┏━━

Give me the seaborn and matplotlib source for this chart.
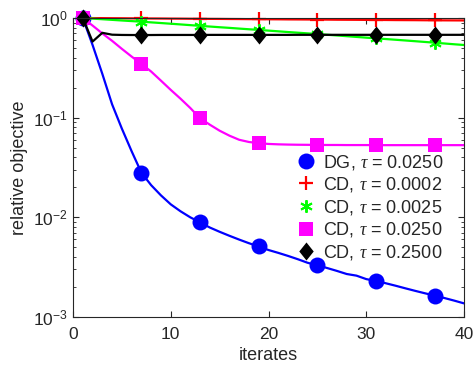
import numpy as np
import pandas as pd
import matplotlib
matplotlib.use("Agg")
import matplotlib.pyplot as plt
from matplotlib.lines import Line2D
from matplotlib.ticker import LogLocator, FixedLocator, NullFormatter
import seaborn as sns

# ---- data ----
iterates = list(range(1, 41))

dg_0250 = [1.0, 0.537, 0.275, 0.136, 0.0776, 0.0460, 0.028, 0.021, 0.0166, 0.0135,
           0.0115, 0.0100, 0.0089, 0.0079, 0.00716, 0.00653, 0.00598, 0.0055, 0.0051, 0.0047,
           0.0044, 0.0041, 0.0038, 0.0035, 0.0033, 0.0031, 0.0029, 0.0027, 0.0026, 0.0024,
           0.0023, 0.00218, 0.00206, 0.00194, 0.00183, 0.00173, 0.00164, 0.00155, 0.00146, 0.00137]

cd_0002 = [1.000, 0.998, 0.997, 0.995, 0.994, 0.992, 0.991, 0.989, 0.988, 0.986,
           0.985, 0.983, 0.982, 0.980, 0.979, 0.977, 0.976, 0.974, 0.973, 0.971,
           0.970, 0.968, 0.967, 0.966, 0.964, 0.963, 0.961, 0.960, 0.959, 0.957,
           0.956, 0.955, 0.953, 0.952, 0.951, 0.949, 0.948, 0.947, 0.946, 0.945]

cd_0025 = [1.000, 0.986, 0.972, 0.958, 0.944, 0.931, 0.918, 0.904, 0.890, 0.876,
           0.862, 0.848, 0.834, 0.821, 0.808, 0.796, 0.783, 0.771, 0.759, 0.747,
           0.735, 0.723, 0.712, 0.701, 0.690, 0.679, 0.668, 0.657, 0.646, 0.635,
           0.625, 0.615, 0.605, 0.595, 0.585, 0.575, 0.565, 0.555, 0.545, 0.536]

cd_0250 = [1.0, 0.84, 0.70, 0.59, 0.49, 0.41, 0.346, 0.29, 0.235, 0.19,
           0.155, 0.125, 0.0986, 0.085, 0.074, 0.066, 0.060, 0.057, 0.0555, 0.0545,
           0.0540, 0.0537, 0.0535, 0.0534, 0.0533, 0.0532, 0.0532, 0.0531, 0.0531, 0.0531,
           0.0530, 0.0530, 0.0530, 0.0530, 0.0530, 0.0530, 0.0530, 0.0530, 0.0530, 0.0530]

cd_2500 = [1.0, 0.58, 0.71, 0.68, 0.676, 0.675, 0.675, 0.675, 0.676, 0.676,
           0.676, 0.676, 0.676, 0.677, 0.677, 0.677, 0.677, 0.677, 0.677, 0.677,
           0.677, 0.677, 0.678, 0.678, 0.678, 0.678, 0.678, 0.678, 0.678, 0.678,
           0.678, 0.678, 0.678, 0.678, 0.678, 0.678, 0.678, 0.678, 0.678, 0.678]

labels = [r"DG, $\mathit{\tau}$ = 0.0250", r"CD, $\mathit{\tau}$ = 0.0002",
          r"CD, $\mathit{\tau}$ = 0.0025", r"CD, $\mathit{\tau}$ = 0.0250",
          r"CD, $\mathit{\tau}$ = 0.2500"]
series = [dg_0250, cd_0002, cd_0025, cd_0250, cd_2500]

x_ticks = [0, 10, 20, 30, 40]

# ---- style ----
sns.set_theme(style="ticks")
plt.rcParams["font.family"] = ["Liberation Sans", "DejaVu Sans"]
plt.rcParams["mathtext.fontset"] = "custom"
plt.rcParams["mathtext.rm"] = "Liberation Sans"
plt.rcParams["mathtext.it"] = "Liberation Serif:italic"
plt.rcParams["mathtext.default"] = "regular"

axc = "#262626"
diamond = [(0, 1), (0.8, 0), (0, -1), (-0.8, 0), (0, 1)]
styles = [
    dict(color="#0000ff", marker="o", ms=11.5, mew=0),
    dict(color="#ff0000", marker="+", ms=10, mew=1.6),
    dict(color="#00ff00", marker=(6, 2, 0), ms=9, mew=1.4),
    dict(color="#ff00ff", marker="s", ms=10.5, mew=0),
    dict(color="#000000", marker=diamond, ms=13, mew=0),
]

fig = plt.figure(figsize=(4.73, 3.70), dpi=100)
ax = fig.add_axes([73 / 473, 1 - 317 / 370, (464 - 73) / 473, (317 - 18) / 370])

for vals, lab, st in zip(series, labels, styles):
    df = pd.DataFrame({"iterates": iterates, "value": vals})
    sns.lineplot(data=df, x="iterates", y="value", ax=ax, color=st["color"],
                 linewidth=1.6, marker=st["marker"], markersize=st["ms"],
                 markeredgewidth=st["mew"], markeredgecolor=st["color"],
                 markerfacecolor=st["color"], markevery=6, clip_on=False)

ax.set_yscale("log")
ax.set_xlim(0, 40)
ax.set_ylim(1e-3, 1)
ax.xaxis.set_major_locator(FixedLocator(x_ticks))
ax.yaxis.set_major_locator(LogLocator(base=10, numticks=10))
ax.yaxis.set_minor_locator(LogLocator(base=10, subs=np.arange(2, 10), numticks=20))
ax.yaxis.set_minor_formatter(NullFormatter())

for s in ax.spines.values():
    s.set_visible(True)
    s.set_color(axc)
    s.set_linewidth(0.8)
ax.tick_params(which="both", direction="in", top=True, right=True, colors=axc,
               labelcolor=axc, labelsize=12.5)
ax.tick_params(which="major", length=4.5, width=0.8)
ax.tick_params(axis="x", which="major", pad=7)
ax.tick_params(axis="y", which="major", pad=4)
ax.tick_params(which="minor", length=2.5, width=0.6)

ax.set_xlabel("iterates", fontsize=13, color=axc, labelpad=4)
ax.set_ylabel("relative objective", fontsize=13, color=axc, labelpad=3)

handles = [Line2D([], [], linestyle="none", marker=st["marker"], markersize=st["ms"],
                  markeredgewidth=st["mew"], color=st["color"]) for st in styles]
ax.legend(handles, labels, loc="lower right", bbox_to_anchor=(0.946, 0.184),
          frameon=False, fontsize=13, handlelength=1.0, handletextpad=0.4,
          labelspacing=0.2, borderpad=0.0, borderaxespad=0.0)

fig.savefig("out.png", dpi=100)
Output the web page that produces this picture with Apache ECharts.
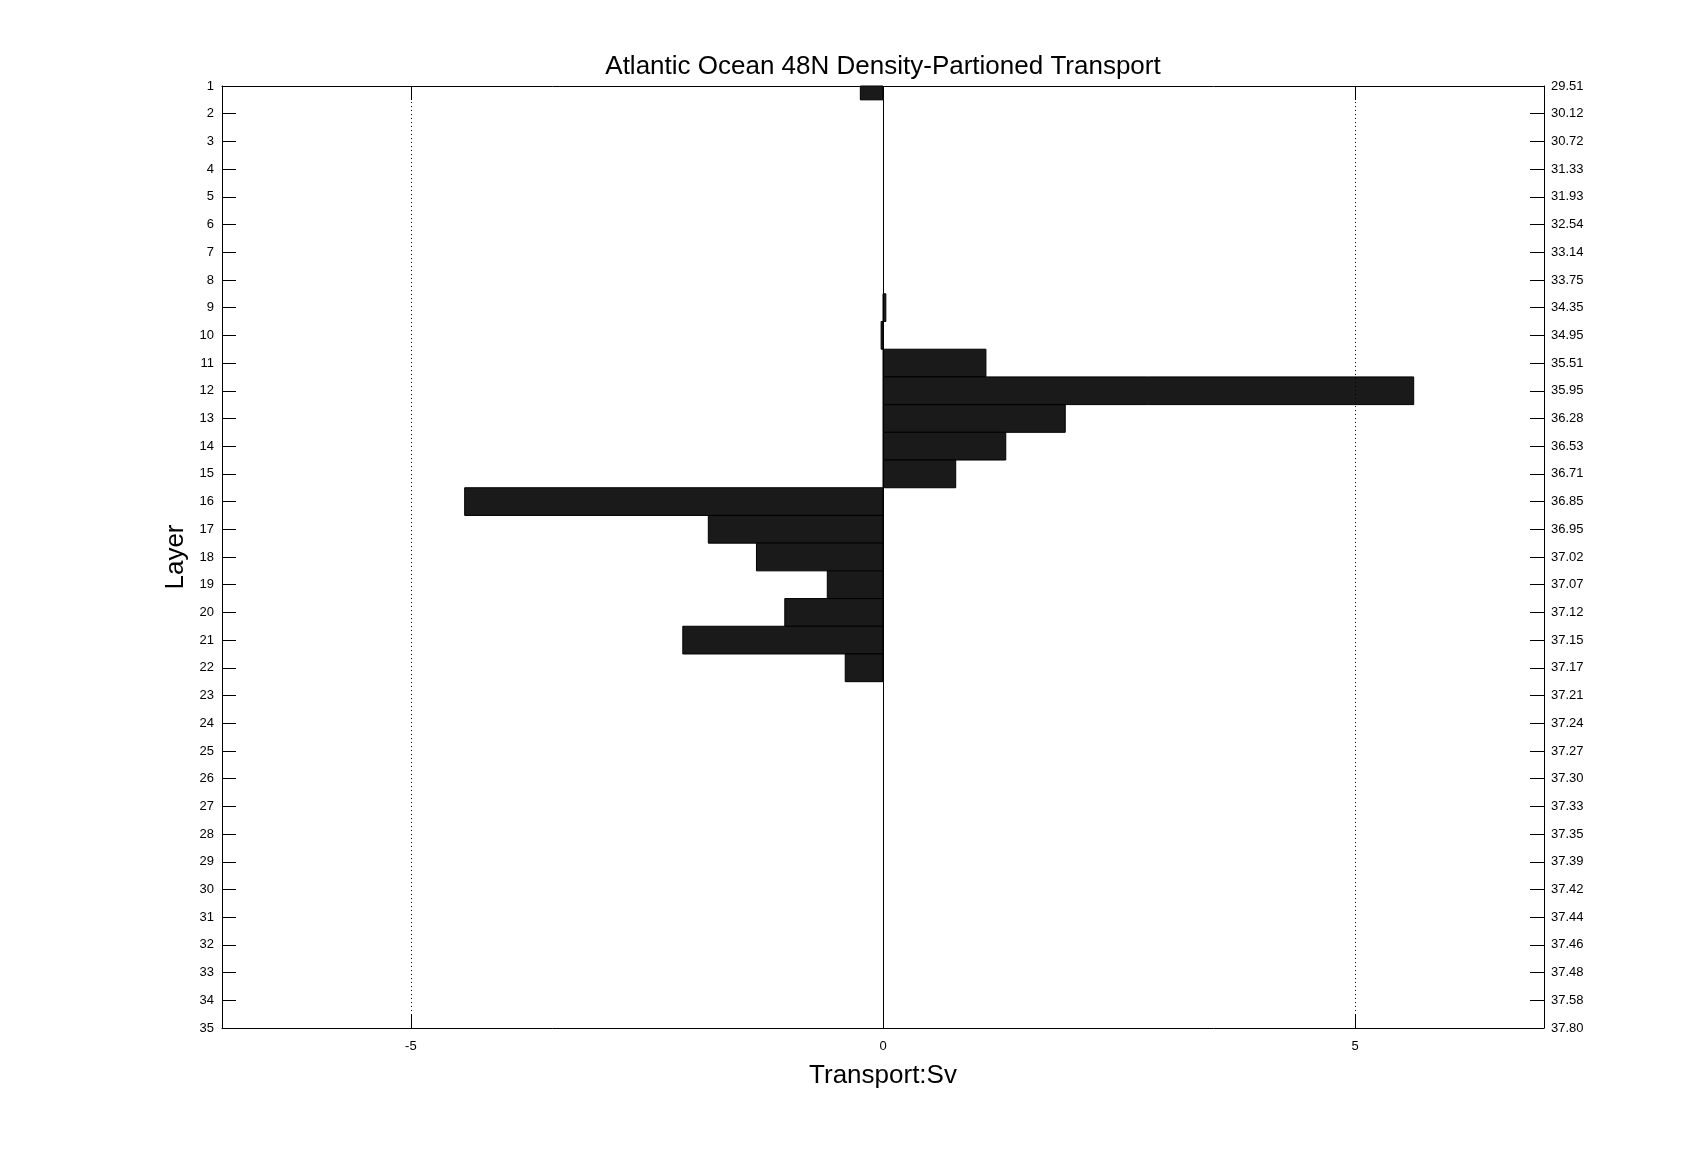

┗━━

Given request ▸ Repeat everything in the records precisely. Images are excluded from the copy.

Full solution ▸
Give me the seaborn and matplotlib source for this chart.
import numpy as np
import pandas as pd
import matplotlib
matplotlib.use("Agg")
import matplotlib.pyplot as plt
from matplotlib.lines import Line2D
from matplotlib.ticker import LogLocator, FixedLocator, NullFormatter
import seaborn as sns

# ---- data ----
iterates = list(range(1, 41))

dg_0250 = [1.0, 0.537, 0.275, 0.136, 0.0776, 0.0460, 0.028, 0.021, 0.0166, 0.0135,
           0.0115, 0.0100, 0.0089, 0.0079, 0.00716, 0.00653, 0.00598, 0.0055, 0.0051, 0.0047,
           0.0044, 0.0041, 0.0038, 0.0035, 0.0033, 0.0031, 0.0029, 0.0027, 0.0026, 0.0024,
           0.0023, 0.00218, 0.00206, 0.00194, 0.00183, 0.00173, 0.00164, 0.00155, 0.00146, 0.00137]

cd_0002 = [1.000, 0.998, 0.997, 0.995, 0.994, 0.992, 0.991, 0.989, 0.988, 0.986,
           0.985, 0.983, 0.982, 0.980, 0.979, 0.977, 0.976, 0.974, 0.973, 0.971,
           0.970, 0.968, 0.967, 0.966, 0.964, 0.963, 0.961, 0.960, 0.959, 0.957,
           0.956, 0.955, 0.953, 0.952, 0.951, 0.949, 0.948, 0.947, 0.946, 0.945]

cd_0025 = [1.000, 0.986, 0.972, 0.958, 0.944, 0.931, 0.918, 0.904, 0.890, 0.876,
           0.862, 0.848, 0.834, 0.821, 0.808, 0.796, 0.783, 0.771, 0.759, 0.747,
           0.735, 0.723, 0.712, 0.701, 0.690, 0.679, 0.668, 0.657, 0.646, 0.635,
           0.625, 0.615, 0.605, 0.595, 0.585, 0.575, 0.565, 0.555, 0.545, 0.536]

cd_0250 = [1.0, 0.84, 0.70, 0.59, 0.49, 0.41, 0.346, 0.29, 0.235, 0.19,
           0.155, 0.125, 0.0986, 0.085, 0.074, 0.066, 0.060, 0.057, 0.0555, 0.0545,
           0.0540, 0.0537, 0.0535, 0.0534, 0.0533, 0.0532, 0.0532, 0.0531, 0.0531, 0.0531,
           0.0530, 0.0530, 0.0530, 0.0530, 0.0530, 0.0530, 0.0530, 0.0530, 0.0530, 0.0530]

cd_2500 = [1.0, 0.58, 0.71, 0.68, 0.676, 0.675, 0.675, 0.675, 0.676, 0.676,
           0.676, 0.676, 0.676, 0.677, 0.677, 0.677, 0.677, 0.677, 0.677, 0.677,
           0.677, 0.677, 0.678, 0.678, 0.678, 0.678, 0.678, 0.678, 0.678, 0.678,
           0.678, 0.678, 0.678, 0.678, 0.678, 0.678, 0.678, 0.678, 0.678, 0.678]

labels = [r"DG, $\mathit{\tau}$ = 0.0250", r"CD, $\mathit{\tau}$ = 0.0002",
          r"CD, $\mathit{\tau}$ = 0.0025", r"CD, $\mathit{\tau}$ = 0.0250",
          r"CD, $\mathit{\tau}$ = 0.2500"]
series = [dg_0250, cd_0002, cd_0025, cd_0250, cd_2500]

x_ticks = [0, 10, 20, 30, 40]

# ---- style ----
sns.set_theme(style="ticks")
plt.rcParams["font.family"] = ["Liberation Sans", "DejaVu Sans"]
plt.rcParams["mathtext.fontset"] = "custom"
plt.rcParams["mathtext.rm"] = "Liberation Sans"
plt.rcParams["mathtext.it"] = "Liberation Serif:italic"
plt.rcParams["mathtext.default"] = "regular"

axc = "#262626"
diamond = [(0, 1), (0.8, 0), (0, -1), (-0.8, 0), (0, 1)]
styles = [
    dict(color="#0000ff", marker="o", ms=11.5, mew=0),
    dict(color="#ff0000", marker="+", ms=10, mew=1.6),
    dict(color="#00ff00", marker=(6, 2, 0), ms=9, mew=1.4),
    dict(color="#ff00ff", marker="s", ms=10.5, mew=0),
    dict(color="#000000", marker=diamond, ms=13, mew=0),
]

fig = plt.figure(figsize=(4.73, 3.70), dpi=100)
ax = fig.add_axes([73 / 473, 1 - 317 / 370, (464 - 73) / 473, (317 - 18) / 370])

for vals, lab, st in zip(series, labels, styles):
    df = pd.DataFrame({"iterates": iterates, "value": vals})
    sns.lineplot(data=df, x="iterates", y="value", ax=ax, color=st["color"],
                 linewidth=1.6, marker=st["marker"], markersize=st["ms"],
                 markeredgewidth=st["mew"], markeredgecolor=st["color"],
                 markerfacecolor=st["color"], markevery=6, clip_on=False)

ax.set_yscale("log")
ax.set_xlim(0, 40)
ax.set_ylim(1e-3, 1)
ax.xaxis.set_major_locator(FixedLocator(x_ticks))
ax.yaxis.set_major_locator(LogLocator(base=10, numticks=10))
ax.yaxis.set_minor_locator(LogLocator(base=10, subs=np.arange(2, 10), numticks=20))
ax.yaxis.set_minor_formatter(NullFormatter())

for s in ax.spines.values():
    s.set_visible(True)
    s.set_color(axc)
    s.set_linewidth(0.8)
ax.tick_params(which="both", direction="in", top=True, right=True, colors=axc,
               labelcolor=axc, labelsize=12.5)
ax.tick_params(which="major", length=4.5, width=0.8)
ax.tick_params(axis="x", which="major", pad=7)
ax.tick_params(axis="y", which="major", pad=4)
ax.tick_params(which="minor", length=2.5, width=0.6)

ax.set_xlabel("iterates", fontsize=13, color=axc, labelpad=4)
ax.set_ylabel("relative objective", fontsize=13, color=axc, labelpad=3)

handles = [Line2D([], [], linestyle="none", marker=st["marker"], markersize=st["ms"],
                  markeredgewidth=st["mew"], color=st["color"]) for st in styles]
ax.legend(handles, labels, loc="lower right", bbox_to_anchor=(0.946, 0.184),
          frameon=False, fontsize=13, handlelength=1.0, handletextpad=0.4,
          labelspacing=0.2, borderpad=0.0, borderaxespad=0.0)

fig.savefig("out.png", dpi=100)
Output the web page that produces this picture with Apache ECharts.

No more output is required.